Artan dolar karşısında iş adamı ne tedbir alabilir...
Son günlerde sık sık “Doların hızlı artışı konusunda ne yapabilirim?” sorusuyla karşılaşıyorum. Bende bir bankacı dostum ile uluslararsı yatırımları olan bir firma yöneticisine sordum. İkisinden de tekil önlem öneri gelmedi. Merkez Bankası’ndan faiz dahil gereken politika adımları atarak bir zihniyet değişikliği ortaya koyması gerektiği anlatıldı. Ayrıca yanıtlarda bir paket önerisi de var...
İş dünyasından bir çok dostum, “Doların bu hızlı artışı konusunda ne yapabilirim?” sorusunu soruyor. Ben bu soruyu benden daha iyi yanıtlayacağına inandığım bir bankacı ve önemli bir işletmenin yöneticisi iş adamı dostuma sordum. Aldığım cevapta “Reel kesimin 200 milyar doları aşkın borcu var. Ama bu zamana yayılmış durumda. Panikten uzak durulmalı. 3 aylık dönemde ödemeleri varsa, bunun bilançolarını bozacağını bilmeliler. Her kafadan bir ses çıkmamasını, ekonomiden sorumlu olan bakanının ve Merkez Bankası'nın karar alıcı olmasını önermelier” denildi.
'Geçmişten örnek verebilir misiniz?' soruma bankacı dostum şu yanıtı verdi:
“İş bu noktaya geldiğinde Merkez Bankası'nın öne çıkıp politika faizini geç likidite faizi seviyesine getirip, sadeleştirmeye gitmeli. İşleme, o seviyeden başlamalı. Bu bir zihniyet değişikliği olduğunu piyasaya gösterir, zaman kazandırır... Kısa zamanda olmasa da zaman içinde etkili sonuç verir.
Buna benzer bir dönem olan 1997 krizi sırasında Merkez Bankası gerekli önlemleri almıştı.Şimdi can havliyle varlık barışı gibi tedbirlerden söz ediliyor. Bu gibi tedbir açıklamaları yönetimde panik olduğu düşüncesiyle piyasada olumsuz tepkilere neden olur. Bize benzer kriz yaşayan ülkelerden bir kısmı Merkez Bankası faizlerini yüzde 14-18 seviyesine yükselttiler. Merkezin faizi, Arjantin gibi yüzde 40’a yükseltilsin, demiyorum.. Fakat hiç vakit kaybetmeden geç likidite faizi seviyesine yükseltilmeli.Bu zihniyet değişikliğini göstererek vakit kazandırır ve yeni önlemler alınmasına fırsat verir.”

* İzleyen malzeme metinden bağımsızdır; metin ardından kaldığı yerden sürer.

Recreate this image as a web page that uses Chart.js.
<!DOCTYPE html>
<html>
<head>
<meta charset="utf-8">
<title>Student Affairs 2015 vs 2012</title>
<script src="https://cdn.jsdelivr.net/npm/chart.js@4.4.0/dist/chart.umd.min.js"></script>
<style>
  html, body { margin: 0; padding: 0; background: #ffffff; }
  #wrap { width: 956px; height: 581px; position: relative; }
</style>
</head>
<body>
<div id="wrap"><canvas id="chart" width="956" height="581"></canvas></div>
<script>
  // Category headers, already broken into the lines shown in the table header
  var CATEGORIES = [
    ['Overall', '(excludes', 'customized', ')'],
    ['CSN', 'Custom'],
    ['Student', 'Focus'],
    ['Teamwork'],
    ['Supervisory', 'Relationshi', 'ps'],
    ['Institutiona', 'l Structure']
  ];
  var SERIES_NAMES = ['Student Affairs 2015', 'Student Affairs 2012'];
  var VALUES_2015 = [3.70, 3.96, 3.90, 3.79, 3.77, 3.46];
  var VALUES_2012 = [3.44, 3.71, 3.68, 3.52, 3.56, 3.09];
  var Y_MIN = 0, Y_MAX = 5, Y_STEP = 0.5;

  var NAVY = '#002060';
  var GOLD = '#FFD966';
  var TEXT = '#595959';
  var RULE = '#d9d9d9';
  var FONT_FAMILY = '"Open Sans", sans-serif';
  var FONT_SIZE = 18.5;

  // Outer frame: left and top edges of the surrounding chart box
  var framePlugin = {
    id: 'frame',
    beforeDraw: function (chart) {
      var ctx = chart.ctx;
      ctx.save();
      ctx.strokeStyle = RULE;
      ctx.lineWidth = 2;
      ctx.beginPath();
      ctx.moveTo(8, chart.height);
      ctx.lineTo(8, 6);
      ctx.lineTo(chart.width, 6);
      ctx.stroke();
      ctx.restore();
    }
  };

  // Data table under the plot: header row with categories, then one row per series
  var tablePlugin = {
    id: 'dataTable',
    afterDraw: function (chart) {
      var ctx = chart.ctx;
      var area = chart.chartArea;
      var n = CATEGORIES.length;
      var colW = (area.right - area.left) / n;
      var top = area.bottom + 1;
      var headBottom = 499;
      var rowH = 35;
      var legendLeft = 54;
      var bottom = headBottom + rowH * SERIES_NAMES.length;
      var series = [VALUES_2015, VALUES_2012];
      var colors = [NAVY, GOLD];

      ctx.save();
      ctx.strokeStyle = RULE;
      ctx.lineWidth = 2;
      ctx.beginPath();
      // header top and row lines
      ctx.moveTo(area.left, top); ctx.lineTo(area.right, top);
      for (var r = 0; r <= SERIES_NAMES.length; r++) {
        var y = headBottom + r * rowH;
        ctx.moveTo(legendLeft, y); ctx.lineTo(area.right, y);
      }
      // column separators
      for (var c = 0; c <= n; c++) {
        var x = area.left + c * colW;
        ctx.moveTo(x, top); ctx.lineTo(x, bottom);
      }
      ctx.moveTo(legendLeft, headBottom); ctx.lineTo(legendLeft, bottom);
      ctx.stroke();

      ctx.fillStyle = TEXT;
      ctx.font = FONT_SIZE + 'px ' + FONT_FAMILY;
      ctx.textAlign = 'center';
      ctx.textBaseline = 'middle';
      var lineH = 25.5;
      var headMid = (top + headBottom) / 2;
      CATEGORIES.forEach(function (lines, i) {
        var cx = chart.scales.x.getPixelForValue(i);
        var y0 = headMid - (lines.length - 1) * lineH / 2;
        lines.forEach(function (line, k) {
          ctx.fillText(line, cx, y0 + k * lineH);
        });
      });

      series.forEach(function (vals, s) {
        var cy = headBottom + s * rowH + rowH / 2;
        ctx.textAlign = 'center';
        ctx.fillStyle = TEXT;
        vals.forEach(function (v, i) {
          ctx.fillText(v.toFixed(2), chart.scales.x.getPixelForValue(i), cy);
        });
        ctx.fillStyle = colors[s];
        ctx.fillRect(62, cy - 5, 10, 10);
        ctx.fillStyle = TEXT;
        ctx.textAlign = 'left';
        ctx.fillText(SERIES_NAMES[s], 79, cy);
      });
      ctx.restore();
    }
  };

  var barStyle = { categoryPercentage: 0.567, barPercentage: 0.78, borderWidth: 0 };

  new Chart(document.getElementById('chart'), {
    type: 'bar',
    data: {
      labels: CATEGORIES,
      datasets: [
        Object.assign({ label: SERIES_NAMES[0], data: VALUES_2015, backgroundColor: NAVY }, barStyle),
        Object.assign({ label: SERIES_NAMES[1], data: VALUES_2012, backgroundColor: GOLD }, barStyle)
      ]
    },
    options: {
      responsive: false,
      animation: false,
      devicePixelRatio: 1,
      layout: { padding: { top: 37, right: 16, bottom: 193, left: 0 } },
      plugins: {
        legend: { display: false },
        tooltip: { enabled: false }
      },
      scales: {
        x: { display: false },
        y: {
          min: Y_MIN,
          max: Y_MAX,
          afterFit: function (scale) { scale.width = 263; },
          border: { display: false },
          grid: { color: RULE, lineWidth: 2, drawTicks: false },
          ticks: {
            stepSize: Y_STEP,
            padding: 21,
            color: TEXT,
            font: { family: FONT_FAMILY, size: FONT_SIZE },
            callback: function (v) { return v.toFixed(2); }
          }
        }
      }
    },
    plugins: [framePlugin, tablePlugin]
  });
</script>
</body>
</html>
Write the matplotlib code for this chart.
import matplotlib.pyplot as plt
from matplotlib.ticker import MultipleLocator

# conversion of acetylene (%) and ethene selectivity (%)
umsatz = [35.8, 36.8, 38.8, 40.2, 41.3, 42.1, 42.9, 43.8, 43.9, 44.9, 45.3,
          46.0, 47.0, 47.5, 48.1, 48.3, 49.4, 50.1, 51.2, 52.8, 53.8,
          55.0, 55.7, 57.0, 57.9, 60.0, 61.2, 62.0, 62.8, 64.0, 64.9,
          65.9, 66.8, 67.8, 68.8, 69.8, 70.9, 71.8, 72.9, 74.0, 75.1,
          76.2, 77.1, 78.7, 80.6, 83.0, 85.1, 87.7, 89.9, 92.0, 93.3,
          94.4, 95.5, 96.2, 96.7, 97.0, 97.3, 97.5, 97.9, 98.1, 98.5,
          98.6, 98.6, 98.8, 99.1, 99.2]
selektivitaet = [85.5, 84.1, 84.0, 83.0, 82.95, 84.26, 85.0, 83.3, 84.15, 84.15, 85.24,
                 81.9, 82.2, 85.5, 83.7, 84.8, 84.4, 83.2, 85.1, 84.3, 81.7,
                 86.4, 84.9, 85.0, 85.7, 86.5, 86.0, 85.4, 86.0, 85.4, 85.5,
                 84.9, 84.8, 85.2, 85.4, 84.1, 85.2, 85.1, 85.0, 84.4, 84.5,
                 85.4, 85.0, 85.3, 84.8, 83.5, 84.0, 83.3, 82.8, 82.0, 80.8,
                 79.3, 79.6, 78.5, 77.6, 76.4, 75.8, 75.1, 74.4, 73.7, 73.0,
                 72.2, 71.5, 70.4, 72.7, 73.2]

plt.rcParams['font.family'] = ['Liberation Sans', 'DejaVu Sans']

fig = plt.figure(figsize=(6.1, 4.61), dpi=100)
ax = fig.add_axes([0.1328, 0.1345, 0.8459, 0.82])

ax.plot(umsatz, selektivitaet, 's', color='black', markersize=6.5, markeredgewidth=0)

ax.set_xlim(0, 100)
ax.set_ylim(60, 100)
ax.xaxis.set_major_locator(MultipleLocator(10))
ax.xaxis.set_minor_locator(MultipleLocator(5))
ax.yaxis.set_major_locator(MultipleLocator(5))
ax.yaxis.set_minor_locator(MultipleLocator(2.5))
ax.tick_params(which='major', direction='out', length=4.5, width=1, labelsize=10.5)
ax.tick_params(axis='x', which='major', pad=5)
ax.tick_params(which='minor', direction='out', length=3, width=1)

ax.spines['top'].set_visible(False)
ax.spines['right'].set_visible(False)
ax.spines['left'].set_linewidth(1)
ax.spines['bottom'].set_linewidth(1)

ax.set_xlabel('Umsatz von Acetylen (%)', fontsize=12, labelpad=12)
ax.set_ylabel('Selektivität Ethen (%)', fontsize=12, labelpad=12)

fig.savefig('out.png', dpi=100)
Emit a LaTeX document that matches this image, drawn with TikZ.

Uluslararası yatırımları da olan iş adamı dostum da şunları söyledi:
“Yabancı kuruluşlar Türkiye ekonomisinde bir takım dengesizlikler bulunduğu konusunda benzer açıklamalar yapıp, önlem alınmazsa enflasyon ve cari açığın büyümesinin süreceğini belirtiyorlar.
Bizim yabancı danışmanımızın bize verdiği raporda da her şeyden önce ekonomik bir girdabın söz konusu olabileceği vurgulanıyor. Bu girdaptan kurtulmanın yolunun faiz artışına gidilmesi olduğu belirtiliyor. Bunun tek başına yeterli olmayacağı, ekonomiyi düze çıkaracak bir paketle birlikte sunularak piyasaya güven verilmesi gerektiğini vurguluyorlar.”
Görüldüğü gibi sorduğum sorunun karşılığı olarak firmaların tek tek yapabilecekleri konusundaki önlemlerle ilgili yanıt almadım. Doğrudan Merkez Bankası'nın yüzde 8’lik politika faizinin, geç likidite faizi seviyesine yüzde 13.50’ye çıkartarak, sadeleşmeye giderek, bir zihniyet değişikliği ortaya koyması gerektiği önerisini aldım.
Buarada, söz konusu önlemlerin zaman kazandıracağını ama yeterli olmayacağını, ayrıca 'inandırıcı' bir paket hazırlanması gerektiğini söylediler.